Your task:
Everything from the first line down to the line containing "const kS = [0.048, 0.072, 0.112, 0.125];" is to be retyped exactly, both ends included, with pictures left out.
─── Data provided
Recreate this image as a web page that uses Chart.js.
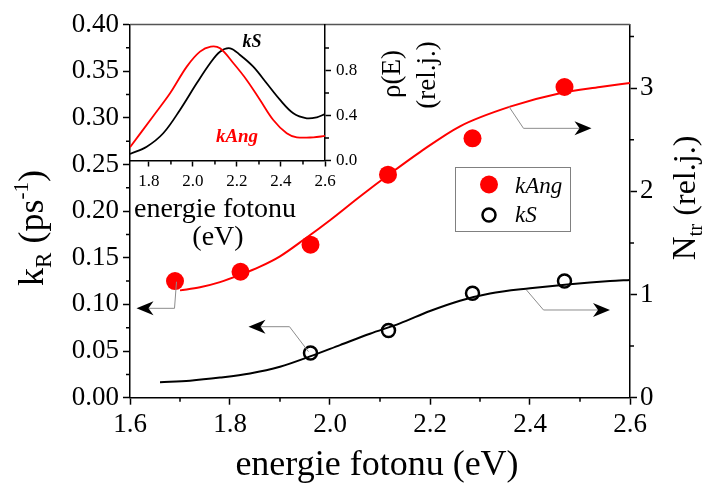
<!DOCTYPE html>
<html>
<head>
<meta charset="utf-8">
<script src="https://cdn.jsdelivr.net/npm/chart.js@4"></script>
<style>
  html, body { margin: 0; padding: 0; background: #fff; }
  #wrap { position: relative; width: 710px; height: 489px; }
  #main, #inset { position: absolute; left: 0; top: 0; }
  #inset { pointer-events: none; }
  .preload { position: absolute; left: -1000px; top: 0; font-family: "Liberation Serif"; }
</style>
</head>
<body>
<div id="wrap">
  <canvas id="main" width="710" height="489"></canvas>
  <canvas id="inset" width="450" height="260"></canvas>
</div>
<span class="preload">0.4 <i>kAng</i> <b><i>kS</i></b> ρ</span>
<script>
// ---- measured rates k_R (left axis) ----
const eAng = [1.69, 1.821, 1.961, 2.116, 2.285, 2.469];
const kAng = [0.125, 0.135, 0.164, 0.239, 0.278, 0.333];
const eS = [1.961, 2.117, 2.285, 2.469];
const kS = [0.048, 0.072, 0.112, 0.125];

// ---- N_tr curves (right axis) ----
const eNtrAng = [1.70, 1.74, 1.78, 1.82, 1.86, 1.90, 1.95, 2.00, 2.06, 2.12, 2.18, 2.26, 2.36, 2.46, 2.54, 2.60];
const ntrAng = [1.04, 1.07, 1.12, 1.19, 1.27, 1.37, 1.54, 1.72, 1.95, 2.17, 2.38, 2.63, 2.82, 2.95, 3.01, 3.05];
const eNtrS = [1.66, 1.72, 1.78, 1.84, 1.90, 1.96, 2.02, 2.08, 2.14, 2.20, 2.26, 2.32, 2.40, 2.48, 2.56, 2.60];
const ntrS = [0.15, 0.165, 0.195, 0.235, 0.30, 0.40, 0.51, 0.62, 0.72, 0.84, 0.94, 1.01, 1.06, 1.10, 1.13, 1.14];

// ---- inset: rho(E) spectra ----
const eRhoAng = [1.714, 1.82, 1.896, 1.972, 2.032, 2.081, 2.123, 2.184, 2.244, 2.305, 2.365, 2.426, 2.472, 2.547, 2.6];
const rhoAng = [0.117, 0.396, 0.597, 0.834, 0.967, 1.012, 0.997, 0.864, 0.716, 0.538, 0.36, 0.242, 0.206, 0.206, 0.218];
const eRhoS = [1.714, 1.79, 1.865, 1.941, 2.017, 2.078, 2.123, 2.169, 2.214, 2.274, 2.335, 2.396, 2.456, 2.517, 2.563, 2.6];
const rhoS = [0.058, 0.123, 0.242, 0.449, 0.686, 0.864, 0.967, 0.997, 0.938, 0.834, 0.686, 0.538, 0.42, 0.375, 0.384, 0.413];

// ---- tick labels ----
const xTicks = [1.6, 1.8, 2.0, 2.2, 2.4, 2.6];
const xMinor = [1.7, 1.9, 2.1, 2.3, 2.5];
const kTicks = [0, 0.05, 0.10, 0.15, 0.20, 0.25, 0.30, 0.35, 0.40];
const kMinor = [0.025, 0.075, 0.125, 0.175, 0.225, 0.275, 0.325, 0.375];
const ntrTicks = [0, 1, 2, 3];
const ntrMinor = [0.5, 1.5, 2.5, 3.5];
const insetXTicks = [1.8, 2.0, 2.2, 2.4, 2.6];
const insetXMinor = [1.9, 2.1, 2.3, 2.5];
const rhoTicks = [0, 0.4, 0.8];
const rhoMinor = [0.2, 0.6, 1.0];

// arrows pointing each series to its axis: [x, k_R] path, last point is the tip
const arrows = [
  [[2.357, 0.3127], [2.387, 0.2887], [2.523, 0.2887]],
  [[1.693, 0.1243], [1.689, 0.0958], [1.613, 0.0958]],
  [[1.957, 0.0493], [1.919, 0.0761], [1.837, 0.0761]],
  [[2.393, 0.1154], [2.427, 0.094], [2.56, 0.094]],
];

const FONT = '"Liberation Serif", serif';
Chart.defaults.font.family = FONT;
Chart.defaults.color = '#000';

const xy = (xs, ys) => xs.map((x, i) => ({ x, y: ys[i] }));
const fixedTicks = (vals) => (s) => { s.ticks = vals.map(v => ({ value: v })); };

function minorTicks(ctx, scale, vals, len, side) {
  const a = scale.chart.chartArea;
  ctx.save();
  ctx.strokeStyle = '#000';
  ctx.lineWidth = 1.5;
  ctx.beginPath();
  vals.forEach(v => {
    const p = scale.getPixelForValue(v);
    if (side === 'bottom') { ctx.moveTo(p, a.bottom); ctx.lineTo(p, a.bottom + len); }
    if (side === 'left') { ctx.moveTo(a.left - len, p); ctx.lineTo(a.left, p); }
    if (side === 'right') { ctx.moveTo(a.right, p); ctx.lineTo(a.right + len, p); }
  });
  ctx.stroke();
  ctx.restore();
}

// text made of runs: [text, size, shift, style, colour]
function richText(ctx, runs, cx, cy, rotate) {
  ctx.save();
  ctx.translate(cx, cy);
  if (rotate) ctx.rotate(-Math.PI / 2);
  ctx.textBaseline = 'alphabetic';
  ctx.textAlign = 'left';
  const fontOf = r => `${r[3] || 'normal'} ${r[1]}px ${FONT}`;
  let total = 0;
  runs.forEach(r => { ctx.font = fontOf(r); total += ctx.measureText(r[0]).width; });
  let x = -total / 2;
  runs.forEach(r => {
    ctx.font = fontOf(r);
    ctx.fillStyle = r[4] || '#000';
    ctx.fillText(r[0], x, r[2] || 0);
    x += ctx.measureText(r[0]).width;
  });
  ctx.restore();
}

function drawArrow(ctx, pts) {
  ctx.save();
  ctx.strokeStyle = '#8c8c8c';
  ctx.lineWidth = 1;
  const n = pts.length;
  const [tx, ty] = pts[n - 1];
  const [px, py] = pts[n - 2];
  const len = Math.hypot(tx - px, ty - py);
  const dx = (tx - px) / len, dy = (ty - py) / len;
  const L = 17, W = 7, N = 5;
  ctx.beginPath();
  ctx.moveTo(pts[0][0], pts[0][1]);
  for (let i = 1; i < n - 1; i++) ctx.lineTo(pts[i][0], pts[i][1]);
  ctx.lineTo(tx - dx * (L - N), ty - dy * (L - N));
  ctx.stroke();
  ctx.fillStyle = '#000';
  ctx.beginPath();
  ctx.moveTo(tx, ty);
  ctx.lineTo(tx - dx * L - dy * W, ty - dy * L + dx * W);
  ctx.lineTo(tx - dx * (L - N), ty - dy * (L - N));
  ctx.lineTo(tx - dx * L + dy * W, ty - dy * L - dx * W);
  ctx.closePath();
  ctx.fill();
  ctx.restore();
}

const mainDecor = {
  id: 'mainDecor',
  afterDraw(chart) {
    const { ctx, chartArea: a, scales } = chart;
    // top frame line
    ctx.save();
    ctx.strokeStyle = '#555';
    ctx.lineWidth = 1.5;
    ctx.beginPath();
    ctx.moveTo(a.left, a.top);
    ctx.lineTo(a.right, a.top);
    ctx.stroke();
    ctx.restore();

    minorTicks(ctx, scales.x, xMinor, 4, 'bottom');
    minorTicks(ctx, scales.y, kMinor, 4, 'left');
    minorTicks(ctx, scales.y2, ntrMinor, 4, 'right');

    arrows.forEach(path => drawArrow(ctx, path.map(([e, k]) =>
      [scales.x.getPixelForValue(e), scales.y.getPixelForValue(k)])));

    // axis titles
    richText(ctx, [['energie fotonu (eV)', 36]], 377, 475);
    richText(ctx, [['k', 36], ['R', 23, 8], [' (ps', 36], ['-1', 21, -15], [')', 36]], 43, 228, true);
    richText(ctx, [['N', 33], ['tr', 21, 7], [' (rel.j.)', 32]], 695, 198, true);

    // legend
    ctx.save();
    ctx.strokeStyle = '#808080';
    ctx.lineWidth = 1;
    ctx.strokeRect(455.5, 167.5, 115, 64);
    ctx.fillStyle = 'red';
    ctx.beginPath(); ctx.arc(489, 184.5, 9, 0, Math.PI * 2); ctx.fill();
    ctx.strokeStyle = '#000';
    ctx.lineWidth = 2.5;
    ctx.beginPath(); ctx.arc(489, 215, 6.5, 0, Math.PI * 2); ctx.stroke();
    ctx.fillStyle = '#000';
    ctx.font = `italic 23px ${FONT}`;
    ctx.textBaseline = 'alphabetic';
    ctx.fillText(chart.data.datasets[0].label, 515, 193);
    ctx.fillText(chart.data.datasets[1].label, 515, 222);
    ctx.restore();
  }
};

const insetDecor = {
  id: 'insetDecor',
  afterDraw(chart) {
    const { ctx, scales } = chart;
    minorTicks(ctx, scales.x, insetXMinor, 4, 'bottom');
    minorTicks(ctx, scales.y, rhoMinor, 4, 'right');
    richText(ctx, [['energie fotonu', 28]], 215, 217);
    richText(ctx, [['(eV)', 28]], 218, 245);
    richText(ctx, [['ρ(E)', 27]], 400, 74, true);
    richText(ctx, [['(rel.j.)', 27]], 435, 75, true);
    richText(ctx, [['kS', 18, 0, 'italic bold']], 252, 47);
    richText(ctx, [['kAng', 19, 0, 'italic bold', 'red']], 237, 142);
  }
};

const axisGrid = { drawOnChartArea: false, drawTicks: true, tickLength: 7, tickColor: '#000', tickWidth: 1.5 };
const insetGrid = { drawOnChartArea: false, drawTicks: true, tickLength: 6, tickColor: '#000', tickWidth: 1.5 };
const axisBorder = { display: true, color: '#000', width: 1.5 };

function drawCharts() {
  new Chart(document.getElementById('main'), {
    type: 'line',
    data: {
      datasets: [
        {
          label: 'kAng', data: xy(eAng, kAng), yAxisID: 'y', showLine: false,
          pointRadius: 9, pointBackgroundColor: 'red', pointBorderWidth: 0,
        },
        {
          label: 'kS', data: xy(eS, kS), yAxisID: 'y', showLine: false,
          pointRadius: 6.5, pointBackgroundColor: 'rgba(0,0,0,0)', pointBorderColor: '#000', pointBorderWidth: 2.5,
        },
        {
          label: 'Ntr kAng', data: xy(eNtrAng, ntrAng), yAxisID: 'y2',
          borderColor: 'red', borderWidth: 2, pointRadius: 0, tension: 0.4, cubicInterpolationMode: 'monotone',
        },
        {
          label: 'Ntr kS', data: xy(eNtrS, ntrS), yAxisID: 'y2',
          borderColor: '#000', borderWidth: 2, pointRadius: 0, tension: 0.4, cubicInterpolationMode: 'monotone',
        },
      ],
    },
    options: {
      responsive: false,
      animation: false,
      layout: { padding: { top: 24.5, left: 0, right: 0, bottom: 0 } },
      plugins: { legend: { display: false }, tooltip: { enabled: false } },
      scales: {
        x: {
          type: 'linear', position: 'bottom', min: 1.6, max: 2.6,
          afterBuildTicks: fixedTicks(xTicks),
          afterFit: s => { s.height = 91.3; },
          ticks: { font: { family: FONT, size: 27 }, padding: 4, maxRotation: 0, autoSkip: false, callback: v => v.toFixed(1) },
          grid: axisGrid, border: axisBorder,
        },
        y: {
          type: 'linear', position: 'left', min: 0, max: 0.4,
          afterBuildTicks: fixedTicks(kTicks),
          afterFit: s => { s.width = 130; },
          ticks: { font: { family: FONT, size: 27 }, padding: 4, autoSkip: false, callback: v => v.toFixed(2) },
          grid: axisGrid, border: axisBorder,
        },
        y2: {
          type: 'linear', position: 'right', min: 0, max: 3.616,
          afterBuildTicks: fixedTicks(ntrTicks),
          afterFit: s => { s.width = 80; },
          ticks: { font: { family: FONT, size: 27 }, padding: 3, autoSkip: false, callback: v => String(v) },
          grid: axisGrid, border: axisBorder,
        },
      },
    },
    plugins: [mainDecor],
  });

  new Chart(document.getElementById('inset'), {
    type: 'line',
    data: {
      datasets: [
        { label: 'kAng', data: xy(eRhoAng, rhoAng), borderColor: 'red', borderWidth: 1.8, pointRadius: 0, tension: 0.35 },
        { label: 'kS', data: xy(eRhoS, rhoS), borderColor: '#000', borderWidth: 1.8, pointRadius: 0, tension: 0.35 },
      ],
    },
    options: {
      responsive: false,
      animation: false,
      layout: { padding: { top: 25, left: 130, right: 0, bottom: 0 } },
      plugins: { legend: { display: false }, tooltip: { enabled: false } },
      scales: {
        x: {
          type: 'linear', position: 'bottom', min: 1.714, max: 2.6,
          afterBuildTicks: fixedTicks(insetXTicks),
          afterFit: s => { s.height = 99.5; },
          ticks: { font: { family: FONT, size: 17 }, padding: 5, maxRotation: 0, autoSkip: false, callback: v => v.toFixed(1) },
          grid: insetGrid, border: axisBorder,
        },
        y: {
          type: 'linear', position: 'right', min: 0, max: 1.204,
          afterBuildTicks: fixedTicks(rhoTicks),
          afterFit: s => { s.width = 125; },
          ticks: { font: { family: FONT, size: 17 }, padding: 5, autoSkip: false, callback: v => v.toFixed(1) },
          grid: insetGrid, border: axisBorder,
        },
      },
    },
    plugins: [insetDecor],
  });
}

Promise.all([
  document.fonts.load('27px "Liberation Serif"'),
  document.fonts.load('italic 23px "Liberation Serif"'),
  document.fonts.load('italic bold 18px "Liberation Serif"'),
]).catch(() => {}).then(drawCharts);
</script>
</body>
</html>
──────
Response:
Recreate this image as a web page that uses Chart.js.
<!DOCTYPE html>
<html>
<head>
<meta charset="utf-8">
<script src="https://cdn.jsdelivr.net/npm/chart.js@4"></script>
<style>
  html, body { margin: 0; padding: 0; background: #fff; }
  #wrap { position: relative; width: 710px; height: 489px; }
  #main, #inset { position: absolute; left: 0; top: 0; }
  #inset { pointer-events: none; }
  .preload { position: absolute; left: -1000px; top: 0; font-family: "Liberation Serif"; }
</style>
</head>
<body>
<div id="wrap">
  <canvas id="main" width="710" height="489"></canvas>
  <canvas id="inset" width="450" height="260"></canvas>
</div>
<span class="preload">0.4 <i>kAng</i> <b><i>kS</i></b> ρ</span>
<script>
// ---- measured rates k_R (left axis) ----
const eAng = [1.69, 1.821, 1.961, 2.116, 2.285, 2.469];
const kAng = [0.125, 0.135, 0.164, 0.239, 0.278, 0.333];
const eS = [1.961, 2.117, 2.285, 2.469];
const kS = [0.048, 0.072, 0.112, 0.125];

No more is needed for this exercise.